What all of this means is that it’s going to be a hard sell for developers to use anything but GPU/CPU. Not that it isn’t already that way at this point in the datacenter (edge/automotive are different animals).
“This is a fast-moving field and developers need to be able to write their own software as well as run existing frameworks. It’s common for developers to take TensorFlow or PyTorch and modify on top and it’s also common to always be trying something new. As a software developer thinking about trying something different, you already know that you can just run PyTorch or TensorFlow out of the box on Nvidia GPUs or Intel CPUs and whatever the AI chip companies say, you know that will not be the case,” Richards says.
“In many cases with AI hardware companies, the software people assume the API functions run on the CPU and offloads asynchronously to their accelerator. But the hardware vendor assumes that the software API function runs on their processor. It’s just a completely different way of thinking,” Richards says, adding that he’s worked with some of the AI chip vendors to talk about the way they interface for AI software folks, only to find these deep, fundamental divides.
“One of the most important things the AI chip people need to get into their heads is that while they think they are selling a processor, that chip has to fit within a system with a host CPU. They have to start remembering that this is not about individual chip performance figures on benchmarks that are not even so relevant to what developers are doing now, like ResNet, and understand that these are part of a system.”
With all of this in mind, Richards was kind enough to grant us use of his chart below that shows all of the missing pieces. It is food for thought, to say the least, if you’re coming at AI accelerators from a hardware-centric point of view.
Richards says each of these items presents a tough problem if you’re a hardware vendor in this space. Aside from the long development times where they have to pony up one chip in a board for developers and wait a year to see if it’s successful, “any AI processor vendor also needs to say their first versions is just a devkit with the idea that the next version would go into production. From their standpoint, that is tough, if not impossible, business model.”

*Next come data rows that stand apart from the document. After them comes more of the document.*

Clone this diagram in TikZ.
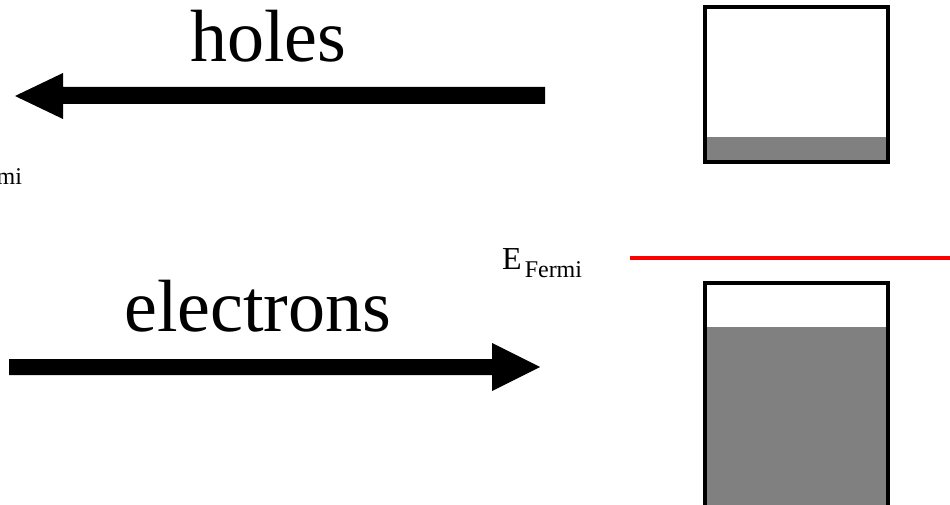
\documentclass[tikz,border=0pt]{standalone}
\usepackage{fontspec}
\setmainfont{Liberation Serif}
\tikzset{
  bigtext/.style={inner sep=0pt, anchor=base west, font=\fontsize{74}{80}\selectfont},
  fermilabel/.style={inner sep=0pt, anchor=base west},
  fatarrow/.style={fill=black},
  bandbox/.style={draw=black, line width=4pt},
  bandfill/.style={fill=black!50},
  fermiline/.style={draw=red, line width=4pt}
}
\newcommand{\efermi}{{\fontsize{32}{34}\selectfont E}\hspace{3pt}\raisebox{-8pt}{\fontsize{24}{26}\selectfont Fermi}}
\begin{document}
\begin{tikzpicture}[x=1pt,y=-1pt]
\useasboundingbox (0,0) rectangle (950,505);
\clip (0,0) rectangle (950,505);
% texts
\node[bigtext] (holes) at (190,62) {holes};
\node[bigtext] (electrons) at (124,331) {electrons};
\node[fermilabel] (ef) at (502,269) {\efermi};
\node[fermilabel] (efleft) at (-58,177) {\efermi};
% holes arrow (pointing left)
\fill[fatarrow] (545,87) -- (63,87) -- (63,73) -- (15,96) -- (63,119) -- (63,104) -- (545,104) -- cycle;
% electrons arrow (pointing right)
\fill[fatarrow] (9,359) -- (492,359) -- (492,343) -- (540,367) -- (492,391) -- (492,375) -- (9,375) -- cycle;
% Fermi level
\draw[fermiline] (630,258) -- (955,258);
% top band box
\fill[bandfill] (705,137) rectangle (888,162);
\draw[bandbox] (705,7) rectangle (888,162);
% bottom band box
\fill[bandfill] (705,327) rectangle (888,520);
\draw[bandbox] (705,520) -- (705,283) -- (888,283) -- (888,520);
\end{tikzpicture}
\end{document}
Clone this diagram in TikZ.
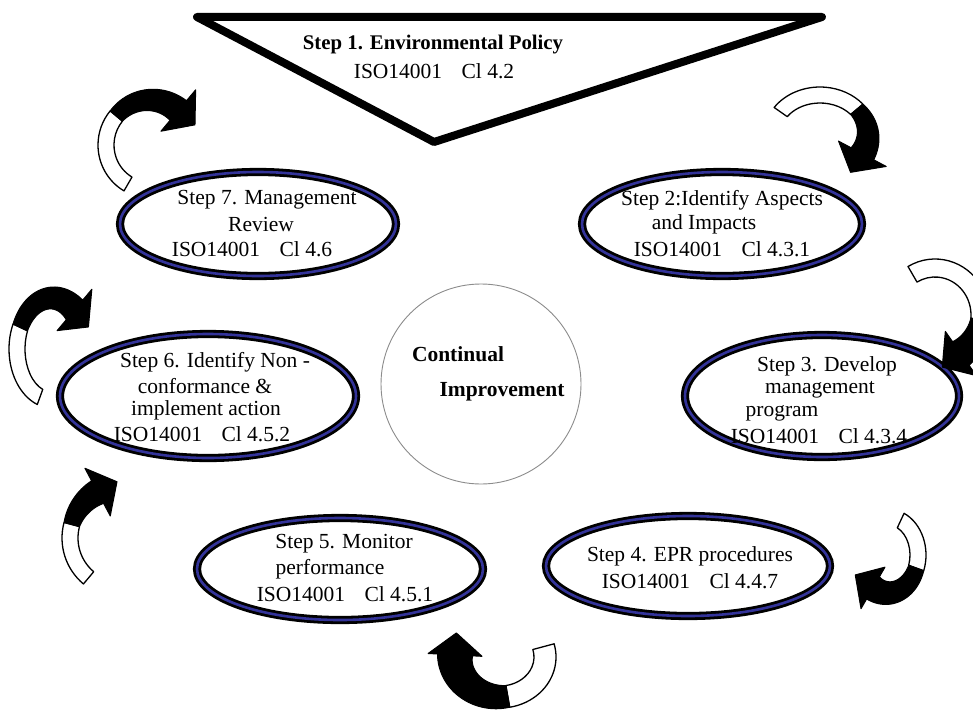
\documentclass[tikz,border=0pt]{standalone}
\usepackage{fontspec}
\setmainfont{Liberation Serif}
\usetikzlibrary{shapes.geometric,calc}
\definecolor{ringblue}{RGB}{51,51,153}
\definecolor{circgray}{RGB}{140,140,140}
\tikzset{
  ell/.style={ellipse, draw=black, line width=2.8pt, double=ringblue, double distance=2.6pt, fill=white, inner sep=0pt},
  txt/.style={font=\fontsize{21.5}{24}\selectfont, inner sep=0pt},
  btxt/.style={font=\fontsize{21.5}{24}\selectfont\bfseries, inner sep=0pt},
  wband/.style={fill=white, draw=black, line width=1.3pt, line join=round},
  bband/.style={fill=black, draw=black, line width=1pt, line join=round},
  tri/.style={draw=black, line width=8pt, line join=round, fill=white},
  ring/.style={circle, draw=circgray, line width=0.9pt, inner sep=0pt}
}
\newcommand\isosp{\hspace{0.9em}}
\def\barb{27}
% point on an ellipse around (\ccx,\ccy)
\newcommand\carrpt[4]{%
  \pgfmathsetmacro\tmpx{\ccx+(#3)*cos(#2)}%
  \pgfmathsetmacro\tmpy{\ccy+(#4)*sin(#2)}%
  \coordinate (#1) at (\tmpx,\tmpy);}
% curved block arrow: cx cy rx ry halfwidth a0 amid a1 L(signed: + increasing angle)
\newcommand\carr[9]{%
  \def\ccx{#1}\def\ccy{#2}%
  \pgfmathsetmacro\wb{1.6*#5}%
  \pgfmathsetmacro\rxo{#3+#5}\pgfmathsetmacro\ryo{#4+#5}%
  \pgfmathsetmacro\rxi{#3-#5}\pgfmathsetmacro\ryi{#4-#5}%
  \carrpt{cw1}{#6}{\rxo}{\ryo}%
  \carrpt{cw2}{#7}{\rxi}{\ryi}%
  \carrpt{cb2}{#8}{#3+\barb}{#4+\barb}%
  \carrpt{cb3}{#8}{#3-\barb}{#4-\barb}%
  \pgfmathsetmacro\sg{#9>0?1:-1}%
  \pgfmathsetmacro\tx{-\sg*#3*sin(#8)}%
  \pgfmathsetmacro\ty{\sg*#4*cos(#8)}%
  \pgfmathsetmacro\tn{sqrt(\tx*\tx+\ty*\ty)}%
  \pgfmathsetmacro\Px{#1+#3*cos(#8)+abs(#9)*\tx/\tn}%
  \pgfmathsetmacro\Py{#2+#4*sin(#8)+abs(#9)*\ty/\tn}%
  \coordinate (ctip) at (\Px,\Py);
  \filldraw[wband] (cw1) arc[start angle=#6,end angle=#7,x radius=\rxo,y radius=\ryo]
     -- (cw2) arc[start angle=#7,end angle=#6,x radius=\rxi,y radius=\ryi] -- cycle;
  \filldraw[bband]
     plot[domain=#7:#8, samples=30, variable=\t]
       ({#1+(#3+#5+(\wb-#5)*(\t-#7)/(#8-#7))*cos(\t)},{#2+(#4+#5+(\wb-#5)*(\t-#7)/(#8-#7))*sin(\t)})
     -- (cb2) -- (ctip) -- (cb3)
     -- plot[domain=#8:#7, samples=30, variable=\t]
       ({#1+(#3-#5-(\wb-#5)*(\t-#7)/(#8-#7))*cos(\t)},{#2+(#4-#5-(\wb-#5)*(\t-#7)/(#8-#7))*sin(\t)})
     -- cycle;
}
\begin{document}
\begin{tikzpicture}[x=1pt,y=-1pt]
\useasboundingbox (0,0) rectangle (973,709);
\clip (0,0) rectangle (973,709);
\fill[white] (0,0) rectangle (973,709);

% Step 1 triangle
\coordinate (tl) at (197,17);
\coordinate (tr) at (822,17);
\coordinate (tb) at (434,142);
\draw[tri] (tl) -- (tr) -- (tb) -- cycle;
\node[btxt, font=\fontsize{20.8}{24}\selectfont\bfseries] (s1a) at (433,45) {Step 1. Environmental Policy};
\node[txt] (s1b) at (434,71) {ISO14001\isosp Cl 4.2};

% central circle
\node[ring, minimum size=200pt] (ci) at (481,384) {};
\node[btxt] (ci1) at (458,354) {Continual};
\node[btxt] (ci2) at (502,392) {Improvement};

% step ellipses
\node[ell, minimum width=276pt, minimum height=104pt] (e7) at (258,224) {};
\node[txt] (t7a) at (267,200) {Step 7. Management};
\node[txt] (t7b) at (261,224) {Review};
\node[txt] (t7c) at (252,249) {ISO14001\isosp Cl 4.6};

\node[ell, minimum width=280pt, minimum height=104pt] (e2) at (722,224) {};
\node[txt] (t2a) at (722,200) {Step 2:Identify Aspects};
\node[txt] (t2b) at (704,224) {and Impacts};
\node[txt] (t2c) at (722,249) {ISO14001\isosp Cl 4.3.1};

\node[ell, minimum width=296pt, minimum height=124pt] (e6) at (208,396) {};
\node[txt] (t6a) at (215,362) {Step 6. Identify Non -};
\node[txt] (t6b) at (205,386) {conformance \&};
\node[txt] (t6c) at (206,410) {implement action};
\node[txt] (t6d) at (202,434) {ISO14001\isosp Cl 4.5.2};

\node[ell, minimum width=274pt, minimum height=122pt] (e3) at (822,396) {};
\node[txt] (t3a) at (827,366) {Step 3. Develop};
\node[txt] (t3b) at (820,390) {management};
\node[txt] (t3c) at (782,413) {program};
\node[txt] (t3d) at (819,436) {ISO14001\isosp Cl 4.3.4};

\node[ell, minimum width=286pt, minimum height=102pt] (e5) at (340,569) {};
\node[txt] (t5a) at (344,544) {Step 5. Monitor};
\node[txt] (t5b) at (330,569) {performance};
\node[txt] (t5c) at (345,594) {ISO14001\isosp Cl 4.5.1};

\node[ell, minimum width=284pt, minimum height=100pt] (e4) at (688,566) {};
\node[txt] (t4a) at (690,556) {Step 4. EPR procedures};
\node[txt] (t4b) at (690,581) {ISO14001\isosp Cl 4.4.7};

% curved block arrows
\carr{150}{145}{44}{45}{8}{120}{220}{310}{22}
\carr{820}{135}{48}{40}{8}{215}{320}{388}{22}
\carr{935}{315}{45}{47}{9}{240}{365}{415}{23}
\def\barb{24}
\carr{888}{555}{30}{38}{8}{295}{380}{480}{22}
\def\barb{27}
\carr{500}{657}{45}{40}{11}{-15}{80}{183}{22}
\carr{122}{538}{52}{52}{8}{130}{195}{242}{22}
\carr{52}{349}{35}{51}{8}{110}{205}{310}{22}
\end{tikzpicture}
\end{document}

And that market for AI chips is diverse and expanding while the market is holding true to some maxims, as told by Richards in a second chart he shared. This is eye-opening if you think of it from a business model standpoint for AI chip startups.
Richards says that lots of developers will buy demo machines across the three segments above. But what they do after that is completely different and presents a make or break scenario for AI accelerators. Remember, what AI developers want is the ability to write their own software and have their choice tools mesh with an architecture. And as you get to the far right on the chart with large-scale datacenters, that proposition gets much trickier, especially in supercomputing sites or hyperscale datacenters where either custom or long-loved legacy codes are paramount.
“Lots of AI software developers are coming from a background that looks more like HPC or even gaming. Because they will inherently understand, for instance, that latency sensitive tasks should be running on the CPU while compute-sensitive tasks get passed to the accelerator. Therefore, the total system, which is what actually matters, is where it should be, Richards concludes. “If you haven’t been through that or haven’t had a bridge built to help you understand that it might not be clear how critical that is.”
Considering much of the emphasis has been placed on single chip performance on benchmarks outside of a real-world developer view, it is also clear that everyone but the software folks have forgotten that every single one of the datacenter devices for AI is built as part of a system. Seeing how that works from a code development and production view makes the conversation much more nuanced.